=== WHAT YOU ARE ASKED TO DO ===
Reproduce exactly the lines below, from the first one through the line containing "plt.rcParams['mathtext.it'] = 'Liberation", and omit any pictures.

=== AVAILABLE DATA ===

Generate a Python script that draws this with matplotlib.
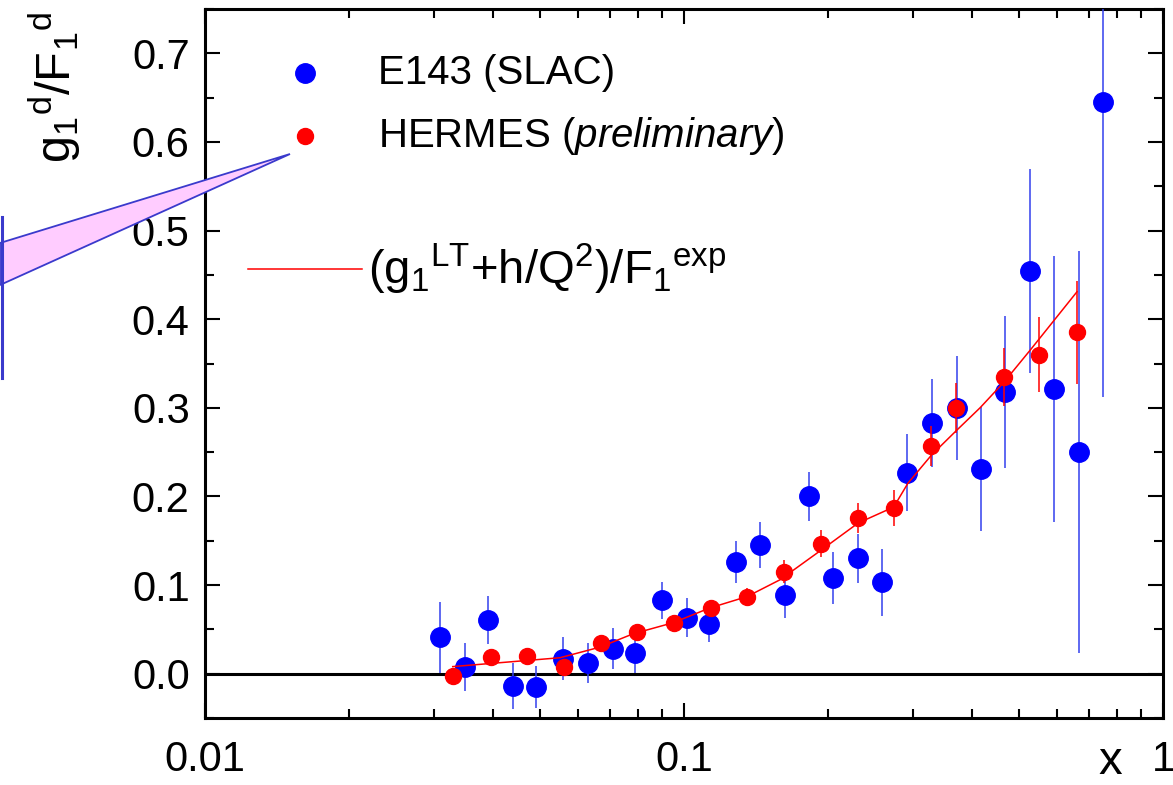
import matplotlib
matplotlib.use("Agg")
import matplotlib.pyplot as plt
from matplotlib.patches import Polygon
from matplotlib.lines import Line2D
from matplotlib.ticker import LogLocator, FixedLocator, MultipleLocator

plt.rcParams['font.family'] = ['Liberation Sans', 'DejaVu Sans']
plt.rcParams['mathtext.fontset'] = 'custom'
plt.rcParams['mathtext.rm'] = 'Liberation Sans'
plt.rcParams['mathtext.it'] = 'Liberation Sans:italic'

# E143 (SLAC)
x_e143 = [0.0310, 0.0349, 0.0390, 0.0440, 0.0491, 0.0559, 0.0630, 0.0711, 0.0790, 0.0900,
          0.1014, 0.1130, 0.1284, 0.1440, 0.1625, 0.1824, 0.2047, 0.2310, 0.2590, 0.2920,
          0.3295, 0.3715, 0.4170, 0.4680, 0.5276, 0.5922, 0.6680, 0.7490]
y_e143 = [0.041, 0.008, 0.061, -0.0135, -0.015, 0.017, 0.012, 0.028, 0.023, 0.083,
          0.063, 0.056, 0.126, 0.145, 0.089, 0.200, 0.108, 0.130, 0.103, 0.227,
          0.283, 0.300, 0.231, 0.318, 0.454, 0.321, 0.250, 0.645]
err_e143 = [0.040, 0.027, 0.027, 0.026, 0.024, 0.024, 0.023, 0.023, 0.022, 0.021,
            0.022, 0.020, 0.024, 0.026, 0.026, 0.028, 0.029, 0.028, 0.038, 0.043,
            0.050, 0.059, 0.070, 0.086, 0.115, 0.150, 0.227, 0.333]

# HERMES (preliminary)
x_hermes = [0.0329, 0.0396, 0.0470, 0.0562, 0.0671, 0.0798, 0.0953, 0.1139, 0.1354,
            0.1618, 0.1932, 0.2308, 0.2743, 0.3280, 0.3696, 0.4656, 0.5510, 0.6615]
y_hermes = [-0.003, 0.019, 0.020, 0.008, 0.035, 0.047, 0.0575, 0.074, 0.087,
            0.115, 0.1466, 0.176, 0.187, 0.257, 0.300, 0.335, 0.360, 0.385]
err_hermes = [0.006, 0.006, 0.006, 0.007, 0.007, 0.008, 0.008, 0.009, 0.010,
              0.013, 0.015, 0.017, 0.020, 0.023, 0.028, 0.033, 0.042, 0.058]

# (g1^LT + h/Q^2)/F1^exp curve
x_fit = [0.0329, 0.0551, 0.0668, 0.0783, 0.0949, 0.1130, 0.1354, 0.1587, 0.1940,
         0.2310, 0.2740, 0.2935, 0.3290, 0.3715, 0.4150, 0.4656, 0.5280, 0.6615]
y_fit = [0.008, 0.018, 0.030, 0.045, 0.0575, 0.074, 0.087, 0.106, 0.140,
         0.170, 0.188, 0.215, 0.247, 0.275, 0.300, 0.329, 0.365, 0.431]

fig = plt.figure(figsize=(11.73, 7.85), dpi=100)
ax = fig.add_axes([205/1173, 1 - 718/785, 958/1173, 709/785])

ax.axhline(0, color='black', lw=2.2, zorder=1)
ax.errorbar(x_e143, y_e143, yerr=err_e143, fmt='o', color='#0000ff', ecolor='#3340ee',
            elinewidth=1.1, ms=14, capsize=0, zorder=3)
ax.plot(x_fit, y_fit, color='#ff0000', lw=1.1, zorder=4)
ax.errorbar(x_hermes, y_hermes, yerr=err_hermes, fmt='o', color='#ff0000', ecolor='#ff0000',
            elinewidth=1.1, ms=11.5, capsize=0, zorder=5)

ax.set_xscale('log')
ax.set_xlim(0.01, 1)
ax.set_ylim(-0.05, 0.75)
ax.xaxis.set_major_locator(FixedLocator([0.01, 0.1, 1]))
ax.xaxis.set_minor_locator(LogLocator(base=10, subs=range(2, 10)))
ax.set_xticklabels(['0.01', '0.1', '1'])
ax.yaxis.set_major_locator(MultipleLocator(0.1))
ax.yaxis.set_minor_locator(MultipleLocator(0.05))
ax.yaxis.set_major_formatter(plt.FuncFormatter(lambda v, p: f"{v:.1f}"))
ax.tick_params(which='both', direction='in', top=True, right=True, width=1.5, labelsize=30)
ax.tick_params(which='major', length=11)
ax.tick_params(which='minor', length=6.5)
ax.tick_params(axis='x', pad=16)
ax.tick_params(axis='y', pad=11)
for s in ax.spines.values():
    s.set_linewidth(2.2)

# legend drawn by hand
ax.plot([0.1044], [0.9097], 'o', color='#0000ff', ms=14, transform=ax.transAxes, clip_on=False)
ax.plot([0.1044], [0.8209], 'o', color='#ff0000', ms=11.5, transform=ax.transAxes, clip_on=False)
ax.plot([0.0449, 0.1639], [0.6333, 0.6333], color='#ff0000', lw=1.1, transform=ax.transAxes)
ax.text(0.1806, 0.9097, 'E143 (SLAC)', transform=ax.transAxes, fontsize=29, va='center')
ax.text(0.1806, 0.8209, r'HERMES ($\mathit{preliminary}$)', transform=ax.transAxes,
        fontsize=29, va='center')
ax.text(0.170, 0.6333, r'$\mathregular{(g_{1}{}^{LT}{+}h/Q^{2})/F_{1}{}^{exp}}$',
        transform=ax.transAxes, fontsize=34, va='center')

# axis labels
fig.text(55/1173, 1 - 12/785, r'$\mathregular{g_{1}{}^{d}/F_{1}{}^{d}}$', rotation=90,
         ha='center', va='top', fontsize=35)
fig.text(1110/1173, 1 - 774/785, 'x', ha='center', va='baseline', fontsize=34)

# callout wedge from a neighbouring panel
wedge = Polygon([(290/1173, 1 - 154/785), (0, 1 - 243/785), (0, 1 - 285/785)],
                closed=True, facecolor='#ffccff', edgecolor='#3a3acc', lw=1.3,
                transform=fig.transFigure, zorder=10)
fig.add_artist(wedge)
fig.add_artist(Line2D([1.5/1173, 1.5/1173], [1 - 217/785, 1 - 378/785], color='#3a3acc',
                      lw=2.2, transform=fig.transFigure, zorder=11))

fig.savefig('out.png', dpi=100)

=== COMPLETED TASK ===
Generate a Python script that draws this with matplotlib.
import matplotlib
matplotlib.use("Agg")
import matplotlib.pyplot as plt
from matplotlib.patches import Polygon
from matplotlib.lines import Line2D
from matplotlib.ticker import LogLocator, FixedLocator, MultipleLocator

plt.rcParams['font.family'] = ['Liberation Sans', 'DejaVu Sans']
plt.rcParams['mathtext.fontset'] = 'custom'
plt.rcParams['mathtext.rm'] = 'Liberation Sans'
plt.rcParams['mathtext.it'] = 'Liberation Sans:italic'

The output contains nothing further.